Judge orders deadline for drilling in Badger-Two Medicine

The federal government must quickly establish a timeline for its decision on whether a Louisiana oil and gas company can drill on a lease near the Blackfeet Reservation, according to a federal judge.

On Monday, District of Columbia federal district Judge Richard Leon ordered the Department of the Interior to finalize its timeline for deciding whether Solenex, LLC, can drill an exploratory well within a 6,247-acre lease in the Badger-Two Medicine region.

Solenex asked the judge to allow drilling to start immediately. The company is impatient after the DOI Advisory Council on Historic Preservation recent said would need until Sept. 21 to issue its recommendations on whether drilling would degrade cultural sites of the Blackfoot tribes of Canada and Montana.

But it’s not the first committee to keep exploration on hold while it evaluates environmental costs.

The company applied for a drilling permit in 1985, which was approved a year later.

Since then, drilling has been delayed as several agencies, including the Bureau of Land Management, the Forest Service, conducted numerous environmental reviews under changing laws.

The most recent of six permit suspensions was in 1998.

“No combination of excuses could possibly justify such ineptitude or recalcitrance for such an epic period of time,” Leon wrote.

However, Leon stopped short of ordering an immediate decision, citing other rulings that cautioned courts against “meddling with the details of a rulemaking schedule.” Plus, the advisory council had told him they were close to finishing their review.

The Bureau of Land Management lease is off the Blackfeet Reservation but not by much. It would be west of the reservation, near the headwaters of the Two Medicine River, so the tribe is concerned that oil and gas development, particularly fracking, would foul their water.

They fear that hunting, fishing and logging rights would be limited and claim that religious and cultural sites would be damaged or destroyed.

Conservationists and Glacier National Park managers are concerned that drilling could damage the habitat of endangered species such as bull trout and grizzly bears.

The exploratory project would require construction of 5 miles of road, a bridge across the Two Medicine River wide enough for a drill rig and a well pad. But if fossil fuels are found – and they will be – far more development will follow.

In 2011, Primary Petroleum president Mike Marrandino estimated that the Rocky Mountain Front holds 13 million to 15 million barrels of recoverable oil per square mile. Since then, part of the Front was saved with passage in November of the Rocky Mountain Front Heritage Act. But the Badger-Two Medicine is vulnerable.
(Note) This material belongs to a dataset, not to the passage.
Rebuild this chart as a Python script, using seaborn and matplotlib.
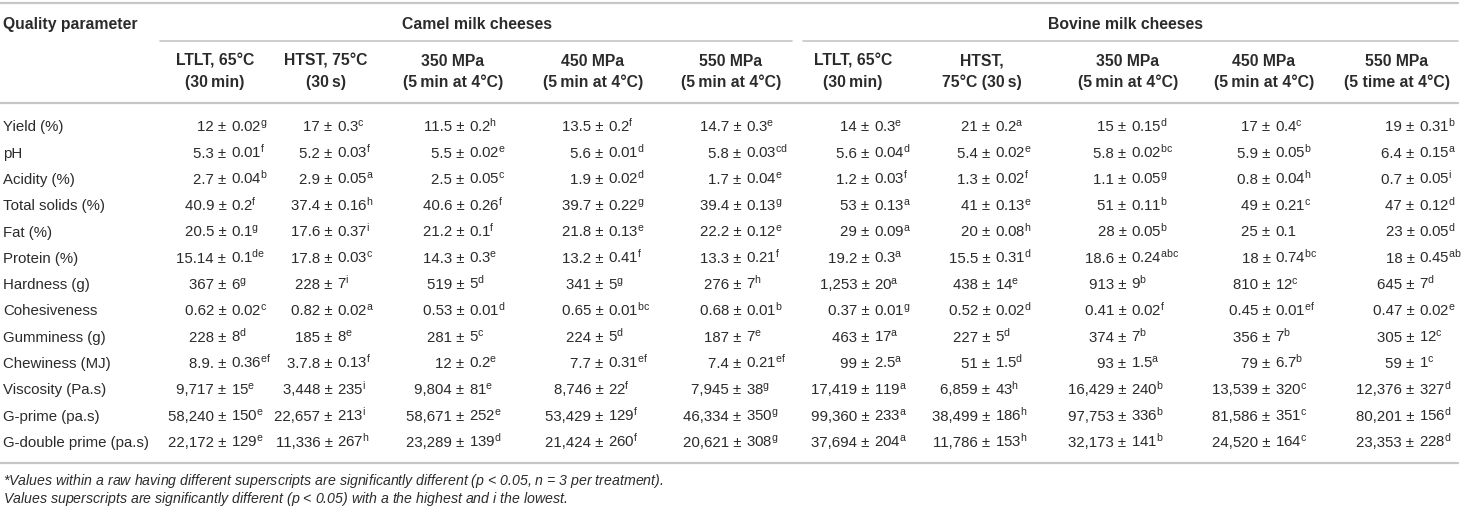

Blackfeet elders such as Earl Old Person and Tribal Historic Preservation Officer John Murray argue that the area holds much more than oil.

“Fracking the ‘Backbone of the World’ would desecrate both the landscape and the cultural identity of present and future generations of Blackfeet people,” according to a Blackfeet statement.

That sentiment probably won't sway Solenex’s legal counsel, the Colorado-based Mountain States Legal Foundation, a nonprofit foundation “dedicated to individual liberty, the right to own and use property, limited and ethical government and free enterprise system,” according to the foundation website.

According to a 2011 Association Press article, the foundation has “waged battles against affirmative action and protections for endangered species while being bankrolled by some of the most powerful families in the West.”

With big-dollar donations, foundation attorneys take on cases at no charge to the client. And it’s not the first time they’ve chosen lawsuits that challenge rights of Native Americans.

Mountain States Legal Foundation argued for Wyoming county commissioners against tribes on the Wind River Reservation who wanted greater representation on the commission. Based upon the Voting Rights Act of 1965, the judge ruled in favor of the tribes, who made up 20 percent of the county’s population but had no commission representative.

Most recently, the Mountain States Legal Foundation represented two couples on the Flathead Reservation who were attempting to finalize water rights last year prior to the ratification of the Flathead water compact.

The couples filed the claims without informing the tribe or the federal government so the Confederated Salish Kootenai Tribes sued to prevent a district court or the Montana Water Court from deciding any water rights without CSKT knowledge and prior to resolution of the compact.

In April, the 2015 Legislature approved the water compact after 13 years of development and two years of contentious hearings and lawsuits between the 2013 and 2015 legislative sessions. 

As a result, the CSKT owns the water rights that were promised in the 1855 Treaty of the Hellgate, although Congress still has to approve the compact.

The Blackfeet Tribe recently pulled out of compromise negotiations with the Forest Service, saying it rejects drilling in the Badger-Two Medicine under any circumstances.